In order to start small, you have to be willing to let go of any unrealistic expectations about what you should be able to accomplish.

This isn’t always easy to do. We live in a culture that promotes extraordinary natural talent as an indicator of worth, and celebrates “overnight success” as the ultimate sign of accomplishment.

But the truth is, even people with natural talent need to work hard to excel at their craft, and “overnight success” usually happens after months and years of work that no one knew to recognize, because it wasn’t public.

So let go of the idea that you should be anywhere other than where you are. Release yourself from the burden of believing your current skill level says anything about who you are as a person, or what’s possible for you.

  • Avoid comparisons

There’s a quote I love that reads, “Don’t compare your chapter one to someone else’s chapter twenty.” I’d extend this further to include, “Or someone else’s chapter one.”

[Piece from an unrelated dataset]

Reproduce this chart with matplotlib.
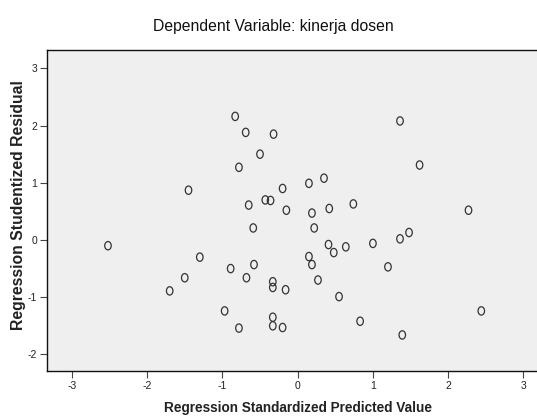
import matplotlib
matplotlib.use("Agg")
import matplotlib.pyplot as plt
from matplotlib.path import Path
from matplotlib.transforms import Affine2D
from matplotlib import font_manager

# Regression Standardized Predicted Value (x) vs Studentized Residual (y)
pred = [-2.52, -1.70, -1.50, -1.45, -1.30, -0.97, -0.89, -0.83, -0.78, -0.78,
        -0.69, -0.68, -0.65, -0.59, -0.58, -0.50, -0.43, -0.36, -0.32, -0.33,
        -0.33, -0.33, -0.33, -0.20, -0.20, -0.16, -0.15, 0.15, 0.15, 0.19,
        0.19, 0.22, 0.27, 0.35, 0.41, 0.42, 0.48, 0.55, 0.64, 0.74,
        0.83, 1.00, 1.20, 1.36, 1.36, 1.39, 1.48, 1.62, 2.27, 2.44]
resid = [-0.10, -0.89, -0.66, 0.87, -0.30, -1.24, -0.50, 2.16, 1.27, -1.54,
         1.88, -0.66, 0.61, 0.21, -0.43, 1.50, 0.70, 0.69, 1.85, -0.73,
         -0.83, -1.35, -1.50, 0.90, -1.53, -0.87, 0.52, 0.99, -0.29, 0.47,
         -0.43, 0.21, -0.70, 1.08, -0.08, 0.55, -0.22, -0.99, -0.12, 0.63,
         -1.42, -0.06, -0.47, 2.08, 0.02, -1.66, 0.13, 1.31, 0.52, -1.24]
xticks = [-3, -2, -1, 0, 1, 2, 3]
yticks = [-2, -1, 0, 1, 2, 3]

names = {f.name for f in font_manager.fontManager.ttflist}
fam = ['Liberation Sans Narrow'] if 'Liberation Sans Narrow' in names else []
fam += ['Liberation Sans', 'DejaVu Sans']
plt.rcParams['font.family'] = fam
plt.rcParams['axes.unicode_minus'] = False

fig = plt.figure(figsize=(5.37, 4.17), dpi=100)
ax = fig.add_axes([47 / 537, 1 - 371 / 417, 1 - 47 / 537, (371 - 50) / 417])
ax.set_facecolor('#efefef')

# SPSS draws the points as small upright "o" shapes
ring = Path.unit_circle().transformed(Affine2D().scale(0.78, 1.0))
ax.scatter(pred, resid, marker=ring, s=36, facecolors='none',
           edgecolors='#333333', linewidths=0.9, zorder=3)

ax.set_xlim(-3.33, 3.18)
ax.set_ylim(-2.29, 3.32)
ax.set_xticks(xticks)
ax.set_yticks(yticks)
ax.tick_params(direction='out', length=5, width=0.8, color='#444444',
               labelsize=7.5, labelcolor='#222222', pad=2)
ax.spines['right'].set_visible(False)
for s in ['left', 'top', 'bottom']:
    ax.spines[s].set_linewidth(1.0)
    ax.spines[s].set_color('#111111')

fig.text(273 / 537, 1 - 26 / 417, 'Dependent Variable: kinerja dosen',
         ha='center', va='center', fontsize=11.3, color='#111111')
fig.text(298 / 537, 1 - 408 / 417, 'Regression Standardized Predicted Value',
         ha='center', va='center', fontsize=9.8, fontweight='bold', color='#222222')
fig.text(19 / 537, 1 - 205 / 417, 'Regression Studentized Residual',
         ha='center', va='center', rotation=90, fontsize=11.3,
         fontweight='bold', color='#222222')

fig.savefig('out.png', dpi=100)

It’s tempting to judge ourselves based on someone else’s capabilities or accomplishments, especially since they’re in our face all day, every day, on social media. But all this does is feed into our insecurities and doubts and leave us feeling inadequate and discouraged.

  • Give yourself credit

 A small win only has value if you acknowledge it, so stop and create some self-satisfaction by asking yourself the following questions:

  • What did I do right or well?
  • Why was this impressive or noteworthy for me specifically, based on my unique personality, past, and challenges?
  • What fears did I have to push through to do this?
  • In what way did this push me out of my comfort zone?
  • Why is this small win actually a big win?
  • What would I say to a friend or my child if they had a small win like this?